:: TASK GOAL ::
Copy out, with no alterations, the lines below running from the one containing "Generate a web" to the one containing "let xTicks = [0, 20, 40, 60, 80, 100];", inclusive at each end; pictures are omitted.

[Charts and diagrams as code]
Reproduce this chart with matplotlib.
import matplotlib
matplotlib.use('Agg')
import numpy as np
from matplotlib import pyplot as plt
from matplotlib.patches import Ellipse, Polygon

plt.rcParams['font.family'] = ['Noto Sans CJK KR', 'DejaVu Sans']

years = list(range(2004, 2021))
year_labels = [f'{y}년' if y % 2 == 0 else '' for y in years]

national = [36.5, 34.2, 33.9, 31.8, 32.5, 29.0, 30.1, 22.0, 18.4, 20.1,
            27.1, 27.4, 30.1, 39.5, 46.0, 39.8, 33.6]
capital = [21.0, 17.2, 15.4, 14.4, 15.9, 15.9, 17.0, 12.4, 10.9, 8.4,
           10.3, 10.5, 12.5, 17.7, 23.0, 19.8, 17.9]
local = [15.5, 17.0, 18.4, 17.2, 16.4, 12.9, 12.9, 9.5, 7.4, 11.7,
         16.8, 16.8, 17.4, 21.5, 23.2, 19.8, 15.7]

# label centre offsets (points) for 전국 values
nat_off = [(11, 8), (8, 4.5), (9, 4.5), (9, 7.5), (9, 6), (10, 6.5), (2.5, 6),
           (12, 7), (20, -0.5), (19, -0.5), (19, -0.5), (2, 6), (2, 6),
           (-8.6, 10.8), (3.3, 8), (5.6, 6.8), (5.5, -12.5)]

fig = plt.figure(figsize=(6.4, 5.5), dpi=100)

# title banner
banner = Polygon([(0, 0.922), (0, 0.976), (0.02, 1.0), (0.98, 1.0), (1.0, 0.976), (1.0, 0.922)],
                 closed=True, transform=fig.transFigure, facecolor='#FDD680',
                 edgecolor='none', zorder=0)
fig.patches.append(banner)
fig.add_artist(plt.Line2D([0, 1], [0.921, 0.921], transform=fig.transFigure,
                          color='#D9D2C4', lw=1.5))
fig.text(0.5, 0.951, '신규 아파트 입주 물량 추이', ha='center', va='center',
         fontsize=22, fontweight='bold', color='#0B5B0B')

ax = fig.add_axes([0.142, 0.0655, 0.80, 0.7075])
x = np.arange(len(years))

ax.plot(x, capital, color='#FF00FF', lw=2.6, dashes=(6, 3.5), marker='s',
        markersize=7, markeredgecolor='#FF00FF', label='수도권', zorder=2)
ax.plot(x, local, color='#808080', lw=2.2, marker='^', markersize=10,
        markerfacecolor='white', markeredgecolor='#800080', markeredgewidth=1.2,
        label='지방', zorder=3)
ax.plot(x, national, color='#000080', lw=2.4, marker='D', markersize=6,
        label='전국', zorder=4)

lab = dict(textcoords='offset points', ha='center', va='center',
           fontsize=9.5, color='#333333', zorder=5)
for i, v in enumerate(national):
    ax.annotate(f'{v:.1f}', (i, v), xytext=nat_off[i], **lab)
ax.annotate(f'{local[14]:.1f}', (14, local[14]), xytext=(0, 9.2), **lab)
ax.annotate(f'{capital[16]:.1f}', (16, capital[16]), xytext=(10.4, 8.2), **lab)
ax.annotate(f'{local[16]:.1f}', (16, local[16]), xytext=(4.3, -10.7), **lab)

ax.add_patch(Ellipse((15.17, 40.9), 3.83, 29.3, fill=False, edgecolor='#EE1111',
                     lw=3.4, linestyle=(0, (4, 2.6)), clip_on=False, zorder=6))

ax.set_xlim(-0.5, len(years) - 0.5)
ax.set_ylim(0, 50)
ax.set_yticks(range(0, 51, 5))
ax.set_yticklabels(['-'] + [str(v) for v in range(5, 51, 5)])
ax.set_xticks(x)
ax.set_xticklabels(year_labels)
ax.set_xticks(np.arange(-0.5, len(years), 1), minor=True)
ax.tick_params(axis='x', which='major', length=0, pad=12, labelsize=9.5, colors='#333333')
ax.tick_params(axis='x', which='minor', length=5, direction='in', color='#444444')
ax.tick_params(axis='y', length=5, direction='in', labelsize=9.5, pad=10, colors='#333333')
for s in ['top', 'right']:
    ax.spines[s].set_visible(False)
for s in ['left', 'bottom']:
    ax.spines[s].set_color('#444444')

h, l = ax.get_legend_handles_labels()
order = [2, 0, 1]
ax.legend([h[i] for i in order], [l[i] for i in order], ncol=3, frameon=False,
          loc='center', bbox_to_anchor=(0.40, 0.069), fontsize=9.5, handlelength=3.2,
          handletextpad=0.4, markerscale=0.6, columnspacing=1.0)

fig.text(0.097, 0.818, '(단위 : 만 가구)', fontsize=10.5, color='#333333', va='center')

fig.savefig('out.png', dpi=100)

--

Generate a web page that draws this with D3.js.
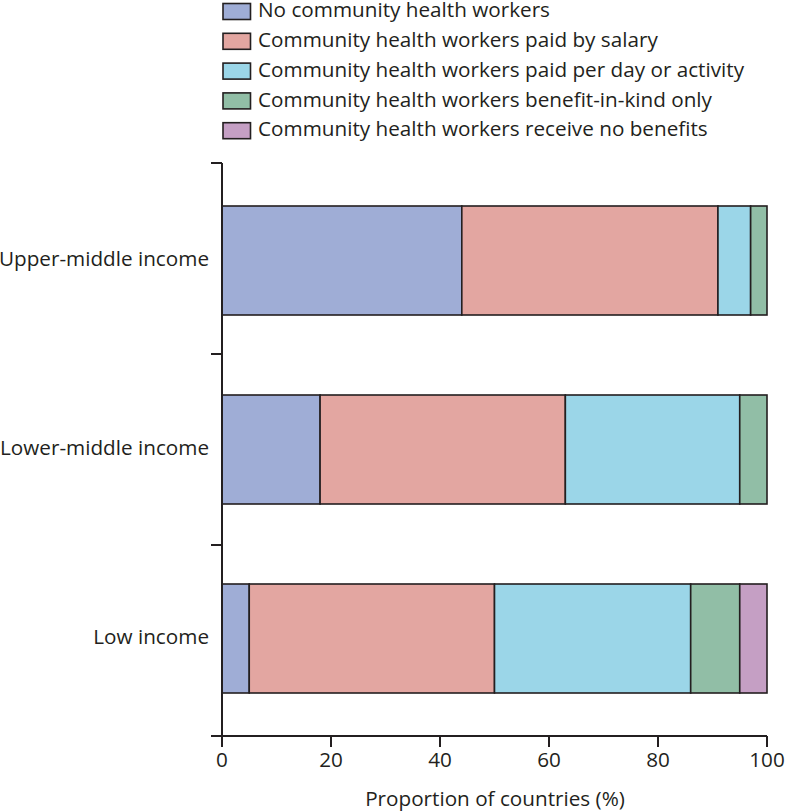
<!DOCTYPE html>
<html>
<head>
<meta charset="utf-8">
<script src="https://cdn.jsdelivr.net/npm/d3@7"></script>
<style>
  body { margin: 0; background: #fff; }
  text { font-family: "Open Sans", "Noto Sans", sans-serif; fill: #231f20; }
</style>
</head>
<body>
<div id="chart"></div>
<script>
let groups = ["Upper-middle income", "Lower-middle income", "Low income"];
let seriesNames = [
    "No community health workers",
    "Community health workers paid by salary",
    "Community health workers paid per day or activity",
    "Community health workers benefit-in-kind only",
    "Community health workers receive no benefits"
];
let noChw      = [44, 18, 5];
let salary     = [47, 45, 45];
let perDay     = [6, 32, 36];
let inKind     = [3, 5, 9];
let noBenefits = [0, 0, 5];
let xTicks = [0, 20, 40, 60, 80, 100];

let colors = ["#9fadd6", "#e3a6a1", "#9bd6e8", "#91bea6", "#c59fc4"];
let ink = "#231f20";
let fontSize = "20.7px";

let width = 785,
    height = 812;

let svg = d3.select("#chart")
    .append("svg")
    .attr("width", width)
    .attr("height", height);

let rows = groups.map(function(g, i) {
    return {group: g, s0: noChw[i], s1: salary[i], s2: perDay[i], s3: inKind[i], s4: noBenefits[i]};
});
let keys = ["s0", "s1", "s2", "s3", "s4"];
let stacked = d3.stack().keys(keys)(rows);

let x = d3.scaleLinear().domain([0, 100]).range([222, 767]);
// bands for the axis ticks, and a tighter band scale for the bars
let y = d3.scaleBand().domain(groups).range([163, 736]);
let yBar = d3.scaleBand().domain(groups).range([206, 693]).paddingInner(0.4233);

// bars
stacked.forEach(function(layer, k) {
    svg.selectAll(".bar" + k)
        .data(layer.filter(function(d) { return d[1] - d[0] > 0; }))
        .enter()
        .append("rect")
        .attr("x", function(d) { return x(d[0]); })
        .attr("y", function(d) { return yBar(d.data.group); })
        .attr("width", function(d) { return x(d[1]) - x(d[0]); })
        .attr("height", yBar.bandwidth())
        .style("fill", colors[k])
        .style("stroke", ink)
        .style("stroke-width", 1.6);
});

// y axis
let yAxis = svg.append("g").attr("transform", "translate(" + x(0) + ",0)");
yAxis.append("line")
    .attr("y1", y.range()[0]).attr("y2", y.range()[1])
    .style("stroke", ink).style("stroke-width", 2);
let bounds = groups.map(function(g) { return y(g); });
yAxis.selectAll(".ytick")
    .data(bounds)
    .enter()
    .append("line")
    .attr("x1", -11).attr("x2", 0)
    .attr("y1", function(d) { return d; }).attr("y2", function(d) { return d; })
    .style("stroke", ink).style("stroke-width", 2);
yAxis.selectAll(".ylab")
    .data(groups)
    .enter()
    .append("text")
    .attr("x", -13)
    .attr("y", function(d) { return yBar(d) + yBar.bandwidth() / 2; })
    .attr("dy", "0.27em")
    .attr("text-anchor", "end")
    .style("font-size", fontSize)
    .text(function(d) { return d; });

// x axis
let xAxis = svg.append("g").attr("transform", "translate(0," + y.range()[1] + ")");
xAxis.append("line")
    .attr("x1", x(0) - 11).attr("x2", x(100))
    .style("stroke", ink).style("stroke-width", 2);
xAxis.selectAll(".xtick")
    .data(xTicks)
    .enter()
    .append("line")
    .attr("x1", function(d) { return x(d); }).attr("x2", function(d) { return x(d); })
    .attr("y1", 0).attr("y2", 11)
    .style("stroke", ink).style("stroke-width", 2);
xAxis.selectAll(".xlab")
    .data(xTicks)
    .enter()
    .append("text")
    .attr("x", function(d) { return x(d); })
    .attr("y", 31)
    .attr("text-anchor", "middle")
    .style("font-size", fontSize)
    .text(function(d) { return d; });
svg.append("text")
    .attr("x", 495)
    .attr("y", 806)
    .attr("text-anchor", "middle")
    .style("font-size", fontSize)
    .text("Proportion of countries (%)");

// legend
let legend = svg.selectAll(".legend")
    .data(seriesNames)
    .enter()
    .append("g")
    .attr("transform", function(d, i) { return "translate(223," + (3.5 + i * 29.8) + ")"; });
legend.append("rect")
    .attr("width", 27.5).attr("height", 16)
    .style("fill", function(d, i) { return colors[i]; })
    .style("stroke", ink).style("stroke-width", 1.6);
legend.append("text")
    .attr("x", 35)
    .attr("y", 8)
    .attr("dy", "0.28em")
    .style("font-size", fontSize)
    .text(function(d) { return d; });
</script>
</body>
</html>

:: SOLVED PROBLEM ::
Generate a web page that draws this with D3.js.
<!DOCTYPE html>
<html>
<head>
<meta charset="utf-8">
<script src="https://cdn.jsdelivr.net/npm/d3@7"></script>
<style>
  body { margin: 0; background: #fff; }
  text { font-family: "Open Sans", "Noto Sans", sans-serif; fill: #231f20; }
</style>
</head>
<body>
<div id="chart"></div>
<script>
let groups = ["Upper-middle income", "Lower-middle income", "Low income"];
let seriesNames = [
    "No community health workers",
    "Community health workers paid by salary",
    "Community health workers paid per day or activity",
    "Community health workers benefit-in-kind only",
    "Community health workers receive no benefits"
];
let noChw      = [44, 18, 5];
let salary     = [47, 45, 45];
let perDay     = [6, 32, 36];
let inKind     = [3, 5, 9];
let noBenefits = [0, 0, 5];
let xTicks = [0, 20, 40, 60, 80, 100];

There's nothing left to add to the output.